Она оказалась талантливой ученицей. После ужина Иван с Верочкой долго гуляли по городу и запойно целовались под луной. Иван чувствовал себя мальчишкой, подростком, а Верочка, напротив, взрослой женщиной – она ведь целовалась впервые в жизни, но стеснялась в этом признаться своему кавалеру. Что касается самого кавалера, то тело его настоятельно требовало продолжения банкета, в том смысле, что чего-то большего, чем поцелуи, а разум рекомендовал не спешить с этим – ведь так можно насмерть перепугать неискушенную девушку, а то и вовсе отвратить от себя. А у Верочки кружилась от счастья голова, ноги подкашивались: она была пьяна – от вина, от губ Ивана, света луны и дурманящего запаха цветущих лип, что несся над городом. Возле Верочкиного подъезда Иван в последний раз поцеловал ее, пожелал спокойной ночи и отбыл восвояси. Дома ему пришлось посмотреть фильм для взрослых, чтобы как-то унять зов своего тела. Уснул он вполне довольным и удовлетворенным. Верочке повезло значительно меньше – она рыдала почти до рассвета. Дело в том, что характер Верочкиной мамы с того времени, как она вступила в так называемый бальзаковский возраст, начал стремительно портиться. Не то, чтобы она раньше отличалась ангельским нравом, но приближение старости еще более озлобило ее. К тому же эти вечные болезни. Верочка не осуждала ее, но находиться рядом с матерью становилось все тяжелее. Вот и сейчас… как только девушка зашла домой, мать с перекошенным от бешенства лицом обрушилась на нее с руганью.

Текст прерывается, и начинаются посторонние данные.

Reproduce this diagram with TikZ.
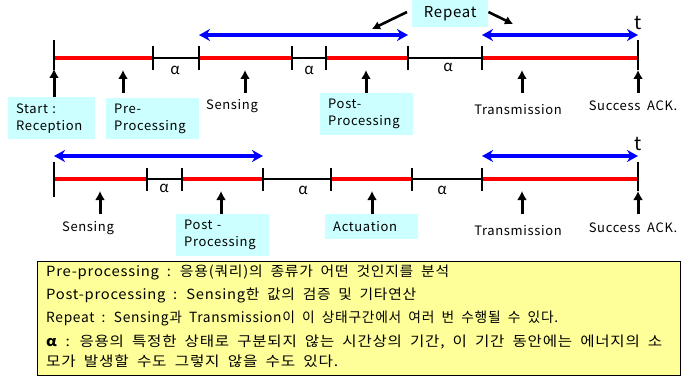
\documentclass[tikz,border=0pt]{standalone}
\usepackage{graphicx}
\usepackage{fontspec}
\setmainfont{Noto Sans CJK KR}
\newfontfamily\labfont[LetterSpace=5]{Noto Sans CJK KR}
\newfontfamily\notefont[LetterSpace=5,WordSpace=1.9]{Noto Sans CJK KR}
\usetikzlibrary{arrows.meta}
\definecolor{lblcyan}{HTML}{CCFFFF}
\definecolor{notey}{HTML}{FFFF99}
\newcommand{\fitline}[2]{\resizebox{#1}{\height}{#2}}
\tikzset{
  redseg/.style={red, line width=3.2pt},
  blkseg/.style={black, line width=1.2pt},
  tickmark/.style={black, line width=1.8pt},
  uparrow/.style={-{Latex[length=9pt,width=10pt]}, line width=3pt},
  bluearrow/.style={{Stealth[length=11pt,width=12pt]}-{Stealth[length=11pt,width=12pt]}, blue, line width=3.4pt},
  pointer/.style={-{Latex[length=8pt,width=9pt]}, line width=2.6pt},
  lbl/.style={font=\labfont\fontsize{13}{17}\selectfont, inner sep=0pt},
  lblbox/.style={fill=lblcyan, anchor=north west, align=left, inner xsep=8pt, inner ysep=0pt,
     font=\labfont\fontsize{13}{17}\selectfont},
  alph/.style={font=\fontsize{15}{15}\selectfont, inner sep=0pt},
  tlab/.style={font=\fontsize{19}{19}\selectfont, inner sep=0pt},
  noteline/.style={anchor=west, inner sep=0pt, font=\notefont\fontsize{14}{16}\selectfont},
}
\begin{document}
\begin{tikzpicture}[x=1pt,y=-1pt]
\useasboundingbox (0,0) rectangle (693,377);
% ---------- top timeline ----------
\foreach \n/\x in {0/54,1/153,2/199,3/292,4/326,5/408,6/482,7/638}
  \coordinate (a\n) at (\x,58);
\draw[redseg] (a0) -- (a1);
\draw[blkseg] (a1) -- (a2);
\draw[redseg] (a2) -- (a3);
\draw[blkseg] (a3) -- (a4);
\draw[redseg] (a4) -- (a5);
\draw[blkseg] (a5) -- (a6);
\draw[redseg] (a6) -- (a7);
\foreach \n in {1,...,6} \draw[tickmark] (a\n) ++(0,-12) -- ++(0,24);
\draw[tickmark] (a0) ++(0,-18) -- ++(0,30);
\draw[tickmark] (a7) ++(0,-18) -- (a7);
\node[tlab] (ta) at (638,23) {t};
% blue arrows
\coordinate (ba1) at (199,35); \coordinate (ba2) at (408,35);
\coordinate (ba3) at (482,35); \coordinate (ba4) at (638,35);
\draw[bluearrow] (ba1) -- (ba2);
\draw[bluearrow] (ba3) -- (ba4);
% repeat
\node[fill=lblcyan, minimum width=76pt, minimum height=27pt, anchor=north west,
      font=\labfont\fontsize{15}{15}\selectfont, inner sep=0pt] (rep) at (412,0) {Repeat};
\coordinate (pl) at (372,29); \coordinate (pr) at (513,24);
\draw[pointer] (rep.west |- 0,12) ++(-5,0) -- (pl);
\draw[pointer] (rep.east |- 0,12) -- (pr);
% alpha labels
\node[alph] (al1) at (175,70) {α};
\node[alph] (al2) at (309,70) {α};
\node[alph] (al3) at (448,67) {α};
% labels
\node[lblbox, minimum width=87pt, minimum height=42pt, text width=71pt] (start) at (8,97) {Start :\\Reception};
\node[lblbox, minimum width=93pt, minimum height=41pt, text width=77pt] (pre) at (106,98) {Pre-\\Processing};
\node[lbl] (sens) at (232,106) {Sensing};
\node[lblbox, minimum width=93pt, minimum height=42pt, text width=77pt] (post) at (320,93) {Post-\\Processing};
\node[lbl] (trans) at (518,110) {Transmission};
\node[lbl] (ack) at (633,106) {Success ACK.};
% up arrows
\draw[uparrow] (start.north -| a0) -- ++(0,-28);
\coordinate (u1) at (123,70); \draw[uparrow] (u1) ++(0,23) -- (u1);
\coordinate (u2) at (245,70); \draw[uparrow] (u2) ++(0,23) -- (u2);
\coordinate (u3) at (366,70); \draw[uparrow] (u3) ++(0,23) -- (u3);
\coordinate (u4) at (522,70); \draw[uparrow] (u4) ++(0,23) -- (u4);
\coordinate (u5) at (638,70); \draw[uparrow] (u5) ++(0,23) -- (u5);
\draw[tickmark] (a7) -- (u5);
% ---------- bottom timeline ----------
\foreach \n/\x in {0/54,1/147,2/182,3/263,4/331,5/412,6/482,7/638}
  \coordinate (b\n) at (\x,179);
\draw[redseg] (b0) -- (b1);
\draw[blkseg] (b1) -- (b2);
\draw[redseg] (b2) -- (b3);
\draw[blkseg] (b3) -- (b4);
\draw[redseg] (b4) -- (b5);
\draw[blkseg] (b5) -- (b6);
\draw[redseg] (b6) -- (b7);
\foreach \n in {1,...,6} \draw[tickmark] (b\n) ++(0,-11) -- ++(0,23);
\draw[tickmark] (b0) ++(0,-17) -- ++(0,35);
\draw[tickmark] (b7) ++(0,-17) -- (b7);
\node[tlab] (tb) at (638,144) {t};
\coordinate (bb1) at (54,156); \coordinate (bb2) at (263,156);
\coordinate (bb3) at (482,156); \coordinate (bb4) at (638,156);
\draw[bluearrow] (bb1) -- (bb2);
\draw[bluearrow] (bb3) -- (bb4);
\node[alph] (al4) at (164,188) {α};
\node[alph] (al5) at (303,190) {α};
\node[alph] (al6) at (442,190) {α};
\node[lbl] (sens2) at (88,228) {Sensing};
\node[lblbox, minimum width=93pt, minimum height=42pt, text width=77pt] (post2) at (176,214) {Post -\\Processing};
\node[lblbox, minimum width=93pt, minimum height=25pt, text width=77pt] (act) at (325,214) {Actuation};
\node[lbl] (trans2) at (518,231) {Transmission};
\node[lbl] (ack2) at (633,228) {Success ACK.};
\coordinate (v1) at (100,191); \draw[uparrow] (v1) ++(0,23) -- (v1);
\coordinate (v2) at (221,191); \draw[uparrow] (v2) ++(0,23) -- (v2);
\coordinate (v3) at (372,191); \draw[uparrow] (v3) ++(0,23) -- (v3);
\coordinate (v4) at (522,191); \draw[uparrow] (v4) ++(0,23) -- (v4);
\coordinate (v5) at (638,191); \draw[uparrow] (v5) ++(0,23) -- (v5);
\draw[tickmark] (b7) -- (v5);
% ---------- note box ----------
\node[draw=black, line width=1.3pt, fill=notey, anchor=north west, minimum width=643pt, minimum height=114pt, inner sep=0pt] (note) at (37,261) {};
\node[noteline] (n1) at (46,272) {\fitline{403pt}{Pre-processing : 응용(쿼리)의 종류가 어떤 것인지를 분석}};
\node[noteline] (n2) at (46,295) {\fitline{370pt}{Post-processing : Sensing한 값의 검증 및 기타연산}};
\node[noteline] (n3) at (46,318) {\fitline{512pt}{Repeat : Sensing과 Transmission이 이 상태구간에서 여러 번 수행될 수 있다.}};
\node[noteline] (n4) at (46,342) {\fitline{616pt}{\textbf{α} : 응용의 특정한 상태로 구분되지 않는 시간상의 기간, 이 기간 동안에는 에너지의 소}};
\node[noteline] (n5) at (46,361) {\fitline{292pt}{모가 발생할 수도 그렇지 않을 수도 있다.}};
\end{tikzpicture}
\end{document}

– Где ты шлялась? – кричала она. – Ночь на дворе, а она шарахается неизвестно где! Мать волнуется! С матерью чуть инфаркт не случился, а ей и дела нет! Я ее растила, кормила, поила, ночей не спала, и никакой благодарности! Ты бы морду свою сейчас видела! Прям лоснится, как у кошки сытой! Ты там чем занималась-то? Блядствовала? Ни стыда у тебя, ни совести! Ээххх! Дрянь ты, бессовестная! Шалава подзаборная! Вырядилась! За что тебе, скажи на милость, барахла-то накупили? За секс, небось! Так у вас, у молодежи, разврат-то называется?
– Мама! – выкрикнула Верочка, – не смей так со мной разговаривать! Мне уже двадцать четыре года! Я имею право на личную жизнь!
– Ах, право ты имеешь! – мать завелась еще сильнее. – Вот когда свой дом у тебя будет, тогда ты и право будешь иметь! А пока ты в моем доме живешь, будь добра, соблюдай мои правила! А знаешь, что это значит? Никаких гулянок до ночи и никаких мужиков! Не хватало, чтобы принесла мне тут в подоле неизвестно от кого! А не нравятся такие правила – пошла вон! Иди на все четыре стороны!
– Ну и уйду! – взревела Верочка, повернула ключ в замке, открыла дверь и уже выскочила, было, в подъезд, но в этот момент мать, схватившись за сердце, со стоном сползла по стене на пол.
– Вызывай скорую, Верка, – запричитала она, – ой, плохо мне! Вот ведь до чего мать довела!
– Мама, мама, что с тобой? – лепетала Верочка. Та в ответ лишь стонала. Девушка помогла матери подняться, довела до дивана, уложила, укрыла пледом, потянулась уже за телефоном, чтобы вызвать врачей, но мать ее остановила:
– Не надо скорую-то, вроде полегчало. Принеси мне чаю сладкого, да и спать ложись. И потише там! Вечно я из-за тебя не высыпаюсь.
Когда Верочка вернулась из кухни с чаем, мать уже сладко спала. Девушка рухнула на свою узкую скрипучую кровать и разрыдалась. За этим упоительным занятием ее и застал рассвет. С первыми лучами солнца она, наконец, заснула.
А утром матушка проводила на работу свою растерзанную, заплаканную дочь словами:
– Жду тебя дома к девятнадцати ноль-ноль и не минутой позже.
– Но, мама, – пыталась было возразить Верочка.
– Ты, разумеется, можешь и задержаться, но в этом случае ты рискуешь обнаружить здесь мой хладный труп. Хотя разве тебя волнует, что матери может быть плохо! Ты же выросла! У тебя же теперь своя жизнь!